--- START Source material ---
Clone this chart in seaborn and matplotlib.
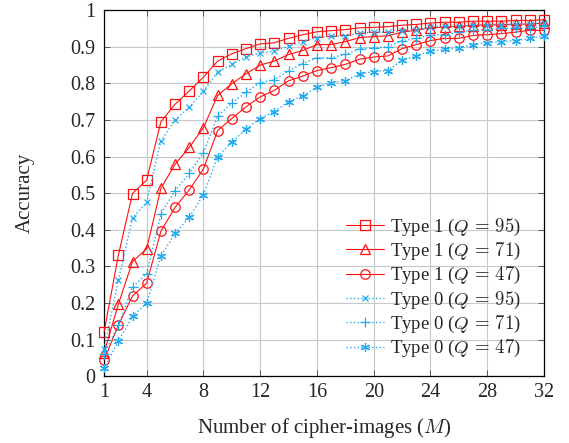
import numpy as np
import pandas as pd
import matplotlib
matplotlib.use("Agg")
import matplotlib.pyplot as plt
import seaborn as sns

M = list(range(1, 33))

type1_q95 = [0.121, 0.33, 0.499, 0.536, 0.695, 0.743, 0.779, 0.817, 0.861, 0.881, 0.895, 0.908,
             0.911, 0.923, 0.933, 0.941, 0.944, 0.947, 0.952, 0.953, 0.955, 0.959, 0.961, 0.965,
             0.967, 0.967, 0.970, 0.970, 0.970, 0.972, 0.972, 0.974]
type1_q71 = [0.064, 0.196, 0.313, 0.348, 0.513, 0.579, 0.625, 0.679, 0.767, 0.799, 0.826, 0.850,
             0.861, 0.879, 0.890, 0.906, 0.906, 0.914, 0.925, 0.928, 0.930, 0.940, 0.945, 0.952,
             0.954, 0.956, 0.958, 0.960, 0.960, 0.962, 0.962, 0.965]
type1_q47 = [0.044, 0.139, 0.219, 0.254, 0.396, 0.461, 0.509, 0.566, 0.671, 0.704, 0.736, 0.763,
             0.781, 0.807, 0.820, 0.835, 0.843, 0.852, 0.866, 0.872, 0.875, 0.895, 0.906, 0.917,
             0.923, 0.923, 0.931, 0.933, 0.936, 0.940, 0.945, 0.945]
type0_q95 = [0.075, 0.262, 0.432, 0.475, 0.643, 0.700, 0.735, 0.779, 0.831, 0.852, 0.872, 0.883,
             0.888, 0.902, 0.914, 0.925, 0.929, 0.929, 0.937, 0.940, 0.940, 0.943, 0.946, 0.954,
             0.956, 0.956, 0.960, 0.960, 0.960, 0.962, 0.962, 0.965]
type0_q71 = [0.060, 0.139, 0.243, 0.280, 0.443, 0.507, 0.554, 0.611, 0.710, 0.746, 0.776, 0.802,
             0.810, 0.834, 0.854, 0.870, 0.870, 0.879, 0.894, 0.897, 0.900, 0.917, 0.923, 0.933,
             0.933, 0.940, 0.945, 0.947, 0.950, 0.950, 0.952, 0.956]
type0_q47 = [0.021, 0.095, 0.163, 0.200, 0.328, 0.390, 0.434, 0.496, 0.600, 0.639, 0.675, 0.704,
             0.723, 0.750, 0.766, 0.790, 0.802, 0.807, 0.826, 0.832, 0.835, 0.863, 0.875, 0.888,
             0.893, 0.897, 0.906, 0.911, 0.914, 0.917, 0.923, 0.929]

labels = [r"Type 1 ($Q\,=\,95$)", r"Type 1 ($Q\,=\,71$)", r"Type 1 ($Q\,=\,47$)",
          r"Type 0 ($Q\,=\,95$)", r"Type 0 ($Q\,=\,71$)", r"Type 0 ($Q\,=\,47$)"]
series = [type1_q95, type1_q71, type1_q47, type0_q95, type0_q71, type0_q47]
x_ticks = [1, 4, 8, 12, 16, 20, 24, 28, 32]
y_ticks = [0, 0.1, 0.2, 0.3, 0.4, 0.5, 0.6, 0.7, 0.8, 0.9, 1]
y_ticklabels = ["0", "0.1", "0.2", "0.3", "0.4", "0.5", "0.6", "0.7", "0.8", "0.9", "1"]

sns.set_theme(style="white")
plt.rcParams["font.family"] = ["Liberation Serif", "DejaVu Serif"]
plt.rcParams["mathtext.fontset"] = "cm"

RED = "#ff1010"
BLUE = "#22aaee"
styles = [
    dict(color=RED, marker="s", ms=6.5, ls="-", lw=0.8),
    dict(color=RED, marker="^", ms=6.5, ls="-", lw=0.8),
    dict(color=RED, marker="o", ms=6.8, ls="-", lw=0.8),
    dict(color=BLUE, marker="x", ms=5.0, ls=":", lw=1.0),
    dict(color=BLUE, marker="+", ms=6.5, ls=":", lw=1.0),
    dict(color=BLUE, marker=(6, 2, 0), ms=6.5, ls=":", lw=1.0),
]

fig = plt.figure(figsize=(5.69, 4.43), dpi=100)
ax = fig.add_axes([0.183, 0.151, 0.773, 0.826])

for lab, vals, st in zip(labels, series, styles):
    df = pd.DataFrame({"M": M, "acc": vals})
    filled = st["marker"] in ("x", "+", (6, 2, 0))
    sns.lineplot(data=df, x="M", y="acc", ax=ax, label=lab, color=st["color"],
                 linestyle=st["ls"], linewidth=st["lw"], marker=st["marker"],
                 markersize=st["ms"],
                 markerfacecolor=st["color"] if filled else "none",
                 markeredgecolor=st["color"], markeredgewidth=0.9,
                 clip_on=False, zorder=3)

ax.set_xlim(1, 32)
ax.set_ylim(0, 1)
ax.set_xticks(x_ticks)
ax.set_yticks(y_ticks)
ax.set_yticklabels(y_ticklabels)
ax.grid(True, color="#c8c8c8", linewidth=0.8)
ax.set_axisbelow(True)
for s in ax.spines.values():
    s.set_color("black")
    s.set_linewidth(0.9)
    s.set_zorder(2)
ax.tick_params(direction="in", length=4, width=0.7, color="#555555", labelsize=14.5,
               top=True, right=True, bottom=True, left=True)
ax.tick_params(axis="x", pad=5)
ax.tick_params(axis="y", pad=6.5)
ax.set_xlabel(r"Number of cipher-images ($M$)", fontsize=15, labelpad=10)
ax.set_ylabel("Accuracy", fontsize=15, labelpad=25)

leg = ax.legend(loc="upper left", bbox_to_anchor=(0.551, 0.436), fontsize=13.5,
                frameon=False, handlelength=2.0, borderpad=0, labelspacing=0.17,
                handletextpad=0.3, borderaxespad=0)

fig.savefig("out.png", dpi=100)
--- END Source material ---
▶ _Stated task_:
Omit the pictures, then repeat exactly each line from the beginning of the listing through the line with "M = list(range(1, 33))".

▶ _Finished task_:
Clone this chart in seaborn and matplotlib.
import numpy as np
import pandas as pd
import matplotlib
matplotlib.use("Agg")
import matplotlib.pyplot as plt
import seaborn as sns

M = list(range(1, 33))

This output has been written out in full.